_Problem description_
Scan the data below for the string "this". Show every line where it turns up.

_Provided data_
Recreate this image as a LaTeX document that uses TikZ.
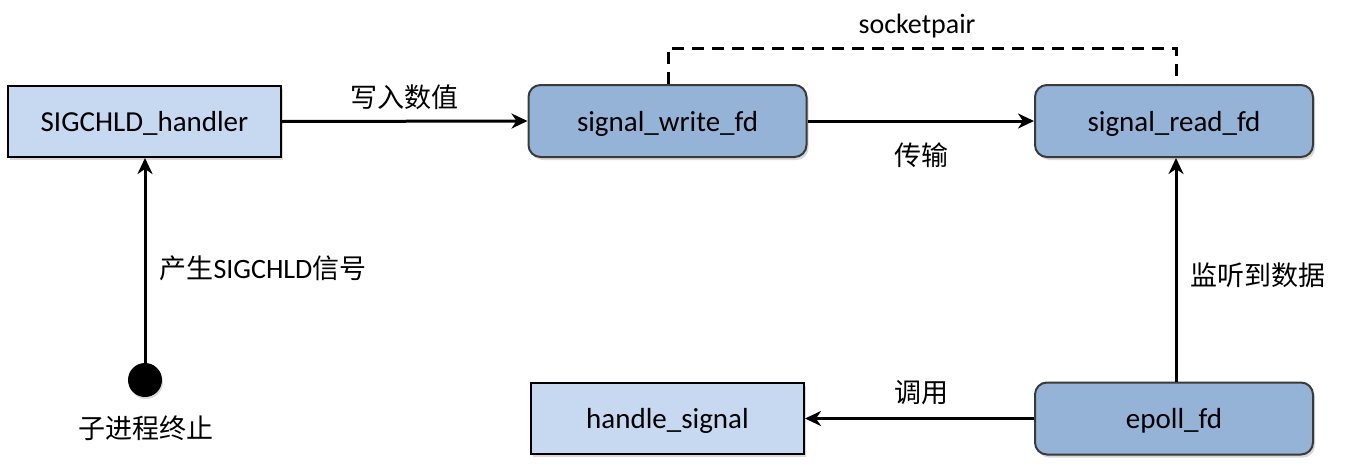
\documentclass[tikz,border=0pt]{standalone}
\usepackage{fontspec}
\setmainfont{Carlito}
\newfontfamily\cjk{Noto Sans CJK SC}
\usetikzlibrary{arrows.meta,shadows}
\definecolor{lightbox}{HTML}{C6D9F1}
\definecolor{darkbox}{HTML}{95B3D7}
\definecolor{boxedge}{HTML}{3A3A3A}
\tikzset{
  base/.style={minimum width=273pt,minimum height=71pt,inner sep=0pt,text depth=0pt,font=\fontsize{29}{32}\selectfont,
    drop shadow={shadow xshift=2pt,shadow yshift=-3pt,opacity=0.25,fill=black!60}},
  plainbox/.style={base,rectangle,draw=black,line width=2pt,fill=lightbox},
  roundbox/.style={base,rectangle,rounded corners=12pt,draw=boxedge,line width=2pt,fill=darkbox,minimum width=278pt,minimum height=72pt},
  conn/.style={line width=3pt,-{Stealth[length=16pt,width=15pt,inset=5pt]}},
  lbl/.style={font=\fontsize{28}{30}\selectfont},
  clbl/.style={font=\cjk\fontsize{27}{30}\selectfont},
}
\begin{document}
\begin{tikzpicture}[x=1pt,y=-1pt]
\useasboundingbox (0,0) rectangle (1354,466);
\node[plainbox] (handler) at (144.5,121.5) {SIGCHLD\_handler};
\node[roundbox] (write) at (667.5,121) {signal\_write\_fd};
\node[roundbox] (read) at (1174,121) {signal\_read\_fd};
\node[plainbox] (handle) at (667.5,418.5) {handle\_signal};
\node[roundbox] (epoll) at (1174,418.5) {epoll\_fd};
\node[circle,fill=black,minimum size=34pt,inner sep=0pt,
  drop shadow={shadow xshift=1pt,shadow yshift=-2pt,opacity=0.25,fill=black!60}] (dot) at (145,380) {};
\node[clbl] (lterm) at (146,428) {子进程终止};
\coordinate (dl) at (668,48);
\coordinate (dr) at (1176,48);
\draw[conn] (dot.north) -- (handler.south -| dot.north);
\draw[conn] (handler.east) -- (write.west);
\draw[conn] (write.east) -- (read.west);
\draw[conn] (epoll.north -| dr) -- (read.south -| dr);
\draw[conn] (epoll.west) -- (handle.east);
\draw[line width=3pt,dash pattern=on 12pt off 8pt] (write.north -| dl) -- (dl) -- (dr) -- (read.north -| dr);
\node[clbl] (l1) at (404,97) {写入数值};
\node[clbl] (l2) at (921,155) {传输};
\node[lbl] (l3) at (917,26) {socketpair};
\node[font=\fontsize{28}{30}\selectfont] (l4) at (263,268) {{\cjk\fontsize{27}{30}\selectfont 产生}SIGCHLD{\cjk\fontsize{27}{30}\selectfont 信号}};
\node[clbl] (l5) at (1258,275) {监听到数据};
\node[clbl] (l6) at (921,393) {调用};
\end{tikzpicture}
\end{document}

==

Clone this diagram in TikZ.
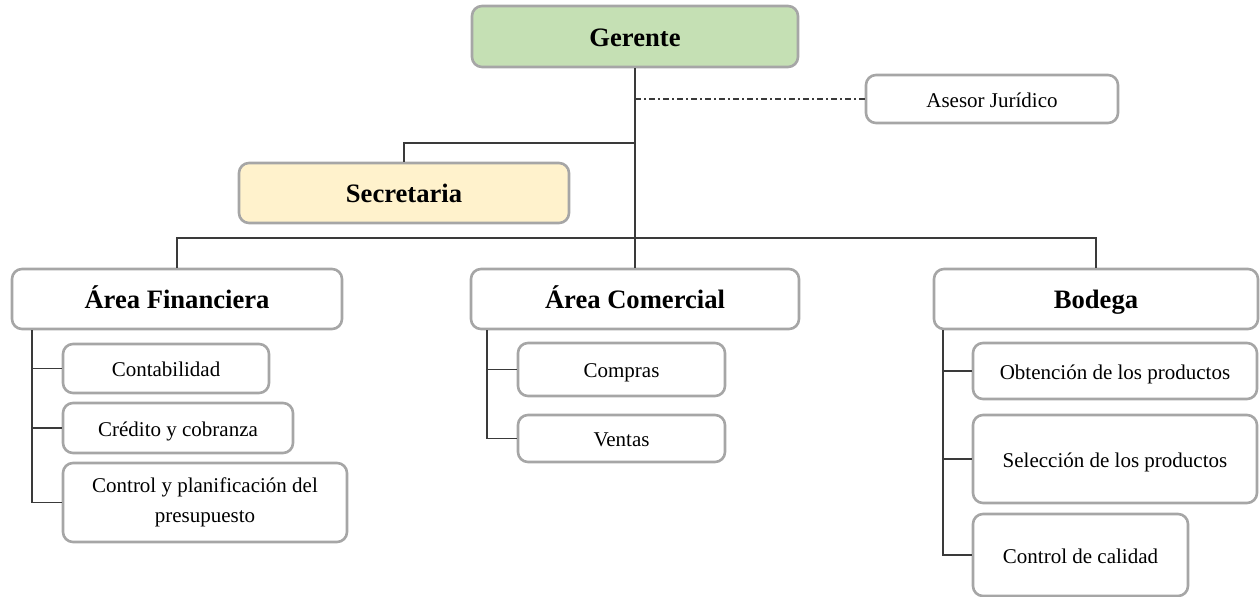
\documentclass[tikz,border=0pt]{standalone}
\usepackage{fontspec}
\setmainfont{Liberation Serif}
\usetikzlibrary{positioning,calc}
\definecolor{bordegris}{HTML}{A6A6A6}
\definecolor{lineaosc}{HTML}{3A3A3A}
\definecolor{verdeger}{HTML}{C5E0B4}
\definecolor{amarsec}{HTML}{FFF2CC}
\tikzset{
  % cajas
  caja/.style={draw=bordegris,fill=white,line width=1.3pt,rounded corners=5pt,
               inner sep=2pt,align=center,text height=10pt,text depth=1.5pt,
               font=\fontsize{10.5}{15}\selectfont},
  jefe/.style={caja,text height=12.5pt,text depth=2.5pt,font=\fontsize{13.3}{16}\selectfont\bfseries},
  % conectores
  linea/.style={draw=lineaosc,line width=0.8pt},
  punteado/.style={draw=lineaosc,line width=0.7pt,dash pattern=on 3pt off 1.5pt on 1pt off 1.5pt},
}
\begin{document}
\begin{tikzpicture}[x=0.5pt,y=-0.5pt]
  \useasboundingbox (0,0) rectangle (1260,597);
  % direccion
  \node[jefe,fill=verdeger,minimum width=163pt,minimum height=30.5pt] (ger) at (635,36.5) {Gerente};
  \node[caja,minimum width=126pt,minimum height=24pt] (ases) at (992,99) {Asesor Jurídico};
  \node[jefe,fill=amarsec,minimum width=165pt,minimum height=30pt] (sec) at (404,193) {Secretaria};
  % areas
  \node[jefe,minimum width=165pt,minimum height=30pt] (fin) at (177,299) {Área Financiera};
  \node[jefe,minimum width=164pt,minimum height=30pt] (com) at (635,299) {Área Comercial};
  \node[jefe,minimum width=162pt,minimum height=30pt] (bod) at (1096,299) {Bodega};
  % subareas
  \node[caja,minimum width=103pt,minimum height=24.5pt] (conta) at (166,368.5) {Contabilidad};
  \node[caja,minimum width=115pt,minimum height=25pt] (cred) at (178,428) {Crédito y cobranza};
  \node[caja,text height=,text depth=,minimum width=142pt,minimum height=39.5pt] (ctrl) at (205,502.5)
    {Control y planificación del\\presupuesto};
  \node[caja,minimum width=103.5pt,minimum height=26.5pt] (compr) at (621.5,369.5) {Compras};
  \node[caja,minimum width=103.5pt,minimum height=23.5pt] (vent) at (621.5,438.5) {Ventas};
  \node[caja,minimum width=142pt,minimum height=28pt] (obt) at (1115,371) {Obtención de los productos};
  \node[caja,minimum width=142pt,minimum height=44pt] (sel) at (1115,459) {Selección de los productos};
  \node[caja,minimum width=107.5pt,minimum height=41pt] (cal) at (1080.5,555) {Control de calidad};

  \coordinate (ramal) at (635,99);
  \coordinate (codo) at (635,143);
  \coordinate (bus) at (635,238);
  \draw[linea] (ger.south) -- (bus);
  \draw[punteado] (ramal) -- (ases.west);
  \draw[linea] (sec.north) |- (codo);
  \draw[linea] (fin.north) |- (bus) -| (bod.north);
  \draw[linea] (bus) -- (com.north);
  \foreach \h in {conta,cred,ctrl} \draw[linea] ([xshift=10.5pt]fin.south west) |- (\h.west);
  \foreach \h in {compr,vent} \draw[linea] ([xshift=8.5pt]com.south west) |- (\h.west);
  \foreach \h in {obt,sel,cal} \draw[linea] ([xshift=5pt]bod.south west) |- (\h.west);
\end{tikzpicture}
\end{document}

_Full answer_
Recreate this image as a LaTeX document that uses TikZ.
Clone this diagram in TikZ.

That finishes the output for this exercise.